Abstract

The article analyzes the place and role of two novels, The Lady of the Camellias by Alexandre Dumas fils (1848) and Madame Bovary by Gustave Flaubert (1856), in Dostoevsky’s novel The Idiot (1868). It demonstrates how Dostoevsky introduces Dumas’ text in order to reflect on the falseness and destructiveness for the spirit of man of its key idea, which is the parallel between the compassion for fallen women that Dumas seeks to call for through the novel and the salvation of sinners by Jesus Christ. Besides, the article pays attention to the fact that Dumas considers the rehabilitation of such women, meaning the restoration of their social rights through marriage, the highest expression of humanity.

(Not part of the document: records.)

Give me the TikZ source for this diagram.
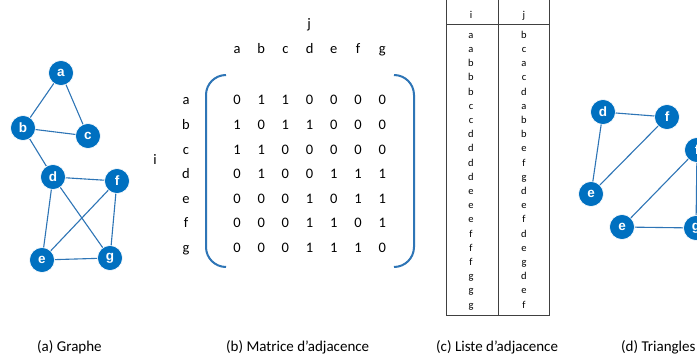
\documentclass[tikz,border=0pt]{standalone}
\usepackage{fontspec}
\setmainfont{Carlito}
\newfontfamily\nodefont{Liberation Sans}
\definecolor{nodeblue}{HTML}{0070C0}
\definecolor{edgeblue}{HTML}{2E75B6}
\definecolor{tabline}{HTML}{404040}
\begin{document}
\begin{tikzpicture}[x=1pt,y=-1pt,
  vtx/.style={circle,fill=nodeblue,draw=white,line width=0.6pt,minimum size=25pt,inner sep=0pt,text=white,font=\nodefont\bfseries\fontsize{13.5}{13.5}\selectfont},
  edge/.style={draw=edgeblue,line width=1.1pt},
  brk/.style={draw=edgeblue,line width=2pt},
  mtx/.style={anchor=base,inner sep=0pt,font=\fontsize{14.5}{14.5}\selectfont},
  tab/.style={anchor=base,inner sep=0pt,font=\fontsize{10.5}{10.5}\selectfont},
  captxt/.style={anchor=base west,inner sep=0pt,font=\fontsize{15}{15}\selectfont},
  tabrule/.style={draw=tabline,line width=0.9pt}]
\clip (0,0) rectangle (697,363);
\fill[white] (0,0) rectangle (697,363);
% (a) graph
\coordinate (pa) at (61,73);
\coordinate (pb) at (23,128);
\coordinate (pc) at (88,136);
\coordinate (pd) at (53,177);
\coordinate (pf) at (117,181);
\coordinate (pe) at (42,260);
\coordinate (pg) at (110,258);
\draw[edge] (pa)--(pb) (pa)--(pc) (pb)--(pc) (pb)--(pd) (pd)--(pf) (pd)--(pe) (pd)--(pg) (pf)--(pe) (pf)--(pg) (pe)--(pg);
\node[vtx] (a) at (pa) {a};
\node[vtx] (b) at (pb) {b};
\node[vtx] (c) at (pc) {c};
\node[vtx] (d) at (pd) {d};
\node[vtx] (f) at (pf) {f};
\node[vtx] (e) at (pe) {e};
\node[vtx] (g) at (pg) {g};
% (b) matrix
\node[mtx] (jlab) at (309,29) {j};
\node[mtx] (ilab) at (155,165) {i};
\foreach \l [count=\k from 0] in {a,b,c,d,e,f,g}{
  \node[mtx] (col\l) at (237+24.2*\k,53.5) {\l};
  \node[mtx] (row\l) at (186,105+24.55*\k) {\l};
}
\foreach \r [count=\k from 0] in {{0,1,1,0,0,0,0},{1,0,1,1,0,0,0},{1,1,0,0,0,0,0},{0,1,0,0,1,1,1},{0,0,0,1,0,1,1},{0,0,0,1,1,0,1},{0,0,0,1,1,1,0}}{
  \foreach \v [count=\m from 0] in \r {
    \node[mtx] (m\k\m) at (237+24.2*\m,105+24.55*\k) {\v};
  }
}
\coordinate (lbt) at (226,75);
\coordinate (rbt) at (394,75);
\draw[brk] (lbt) arc[start angle=-90,end angle=-180,radius=20] -- ++(0,152) arc[start angle=180,end angle=90,radius=20];
\draw[brk] (rbt) arc[start angle=-90,end angle=0,radius=20] -- ++(0,152) arc[start angle=0,end angle=90,radius=20];
% (c) list
\coordinate (tl) at (446.5,-5);
\coordinate (br) at (549.5,315);
\draw[tabrule] (tl) rectangle (br);
\draw[tabrule] (498,-5) -- (498,315);
\draw[tabrule] (446.5,24) -- (549.5,24);
\node[tab] (hi) at (471,19) {i};
\node[tab] (hj) at (524,19) {j};
\foreach \x [count=\k from 0] in {a,a,b,b,b,c,c,d,d,d,d,e,e,e,f,f,f,g,g,g}{
  \node[tab] (li\k) at (471,38.3+14.2*\k) {\x};
}
\foreach \y [count=\k from 0] in {b,c,a,c,d,a,b,b,e,f,g,d,e,f,d,e,g,d,e,f}{
  \node[tab] (lj\k) at (524,38.3+14.2*\k) {\y};
}
% (d) triangles
\coordinate (qd) at (603,112);
\coordinate (qf) at (667,117);
\coordinate (qe) at (591,194);
\coordinate (rf) at (697,150);
\coordinate (re) at (622,227);
\coordinate (rg) at (696,228);
\draw[edge] (qd)--(qf) (qd)--(qe) (qe)--(qf) (rf)--(re) (re)--(rg) (rf)--(rg);
\node[vtx] (td) at (qd) {d};
\node[vtx] (tf) at (qf) {f};
\node[vtx] (te) at (qe) {e};
\node[vtx] (uf) at (rf) {f};
\node[vtx] (ue) at (re) {e};
\node[vtx] (ug) at (rg) {g};
% captions
\node[captxt] (capa) at (37,352) {(a) Graphe};
\node[captxt] (capb) at (226,352) {(b) Matrice d’adjacence};
\node[captxt] (capc) at (436,352) {(c) Liste d’adjacence};
\node[captxt] (capd) at (621,352) {(d) Triangles};
\end{tikzpicture}
\end{document}
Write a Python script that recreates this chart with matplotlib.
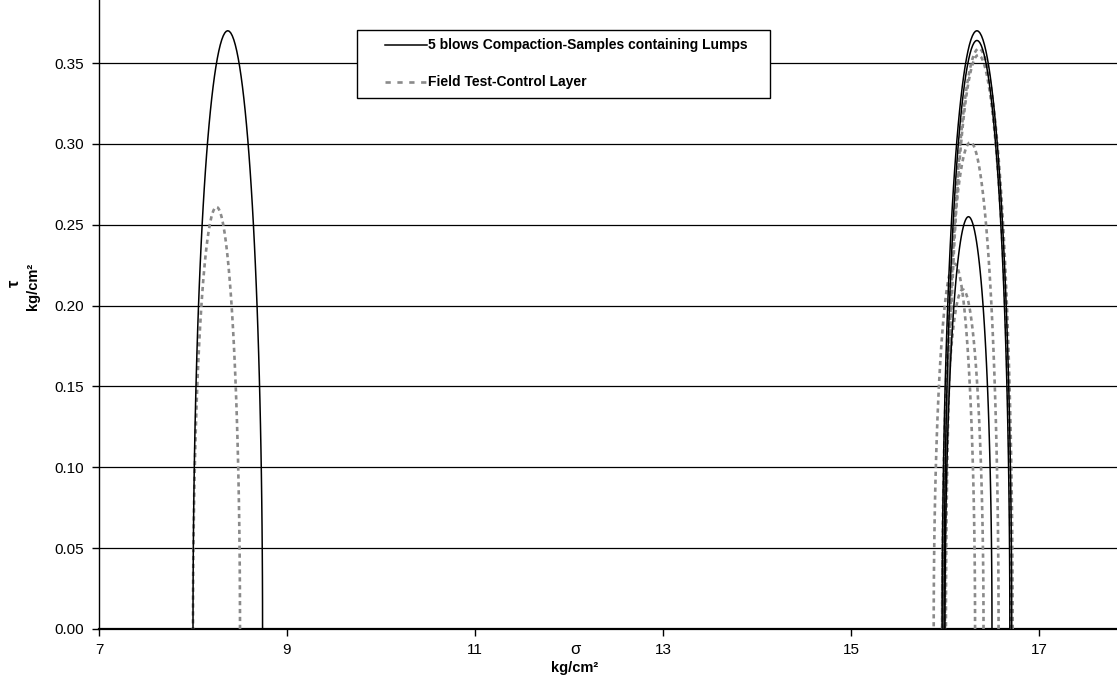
import numpy as np
import matplotlib
matplotlib.use("Agg")
import matplotlib.pyplot as plt
from matplotlib.lines import Line2D
from matplotlib.patches import Rectangle

plt.rcParams['font.family'] = ['Liberation Sans', 'DejaVu Sans']

# Mohr circles: sigma3, sigma1 (kg/cm2) and peak tau (kg/cm2)
lumps_s3 = [8.00, 15.97, 15.99, 16.00]
lumps_s1 = [8.74, 16.71, 16.69, 16.50]
lumps_tau = [0.370, 0.370, 0.364, 0.255]

field_s3 = [8.00, 16.00, 16.01, 15.97, 15.97, 15.88]
field_s1 = [8.50, 16.72, 16.70, 16.57, 16.41, 16.32]
field_tau = [0.261, 0.359, 0.355, 0.301, 0.210, 0.226]

lumps_label = "5 blows Compaction-Samples containing Lumps"
field_label = "Field Test-Control Layer"

x_ticks = [7, 9, 11, 13, 15, 17]
y_ticks = [0.00, 0.05, 0.10, 0.15, 0.20, 0.25, 0.30, 0.35]


def circle(s3, s1, top, n=73):
    th = np.linspace(0, np.pi, n)
    c = (s3 + s1) / 2
    r = (s1 - s3) / 2
    return c + r * np.cos(th), top * np.sin(th)


W, H = 1117, 680
fig = plt.figure(figsize=(W / 100, H / 100), dpi=100)
ax = fig.add_axes([99 / W, 51 / H, 1 - 99 / W, 629 / H])

gray = "#8a8a8a"
for i in range(len(field_s3)):
    xs, ys = circle(field_s3[i], field_s1[i], field_tau[i])
    ax.plot(xs, ys, color=gray, lw=1.9, dashes=(1.6, 1.4), zorder=3)

for i in range(len(lumps_s3)):
    xs, ys = circle(lumps_s3[i], lumps_s1[i], lumps_tau[i])
    ax.plot(xs, ys, color="black", lw=1.1, zorder=4)

ax.set_xlim(7, 17.83)
ax.set_ylim(0, 0.389)
ax.set_xticks(x_ticks)
ax.set_yticks(y_ticks)
ax.set_yticklabels(["%.2f" % v for v in y_ticks])
ax.tick_params(axis="both", direction="out", length=5, width=1,
               labelsize=11, colors="black")
ax.tick_params(axis="x", pad=5)
ax.tick_params(axis="y", pad=6)

ax.yaxis.grid(True, color="black", lw=0.9)
ax.set_axisbelow(True)
for side in ["top", "right"]:
    ax.spines[side].set_visible(False)
ax.spines["left"].set_linewidth(1)
ax.spines["bottom"].set_linewidth(1.6)

# axis titles
fig.text(575 / W, 1 - 650 / H, "σ", ha="center", va="center", fontsize=12)
fig.text(575 / W, 1 - 668 / H, "kg/cm²", ha="center", va="center",
         fontsize=10.5, fontweight="bold")
fig.text(14 / W, 1 - 283 / H, "τ", ha="center", va="center", fontsize=12,
         fontweight="bold", rotation=90)
fig.text(33 / W, 1 - 286 / H, "kg/cm²", ha="center", va="center",
         fontsize=10.5, fontweight="bold", rotation=90)

# legend box
fig.patches.append(Rectangle((357 / W, 1 - 98 / H), 413 / W, 68 / H,
                             transform=fig.transFigure, facecolor="white",
                             edgecolor="black", lw=1, zorder=5))
fig.lines.append(Line2D([385 / W, 427 / W], [1 - 45 / H, 1 - 45 / H],
                        transform=fig.transFigure, color="black", lw=1.1,
                        zorder=6))
fig.lines.append(Line2D([385 / W, 427 / W], [1 - 82 / H, 1 - 82 / H],
                        transform=fig.transFigure, color=gray, lw=1.9,
                        dashes=(2, 2.5), zorder=6))
fig.text(428 / W, 1 - 45 / H, lumps_label, ha="left", va="center",
         fontsize=10, fontweight="bold", zorder=7)
fig.text(428 / W, 1 - 82 / H, field_label, ha="left", va="center",
         fontsize=10, fontweight="bold", zorder=7)

fig.savefig("out.png", dpi=100)
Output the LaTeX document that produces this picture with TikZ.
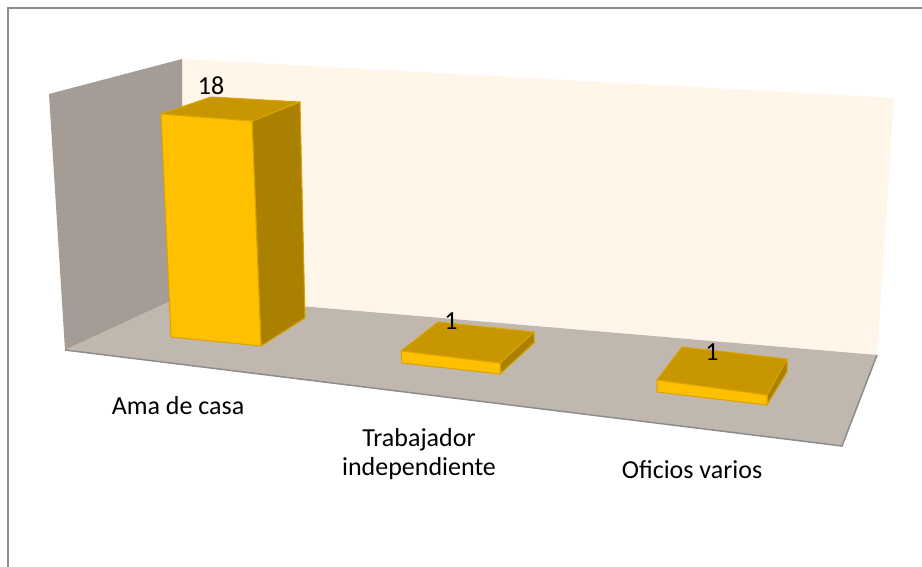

It is shown that Dostoevsky, in his novel, reveals on a symbolic level that marriage in its earthly secularized form does not lead to spiritual restoration, as Dumas suggested, nor does it give real happiness. The article also analyzes the main ideas of Flaubert’s novel. It is argued that Dostoevsky specifically introduces Madame Bovary into his novel because it reveals the catastrophic situation of a corrupt world that has lost touch with God precisely through the image of marriage as a trap into which people fall because of deception. They seek in it a higher relationship; however, not obtaining it, they are devoured by their own lust and passions, which take hold in the absence of a connection with another level of being.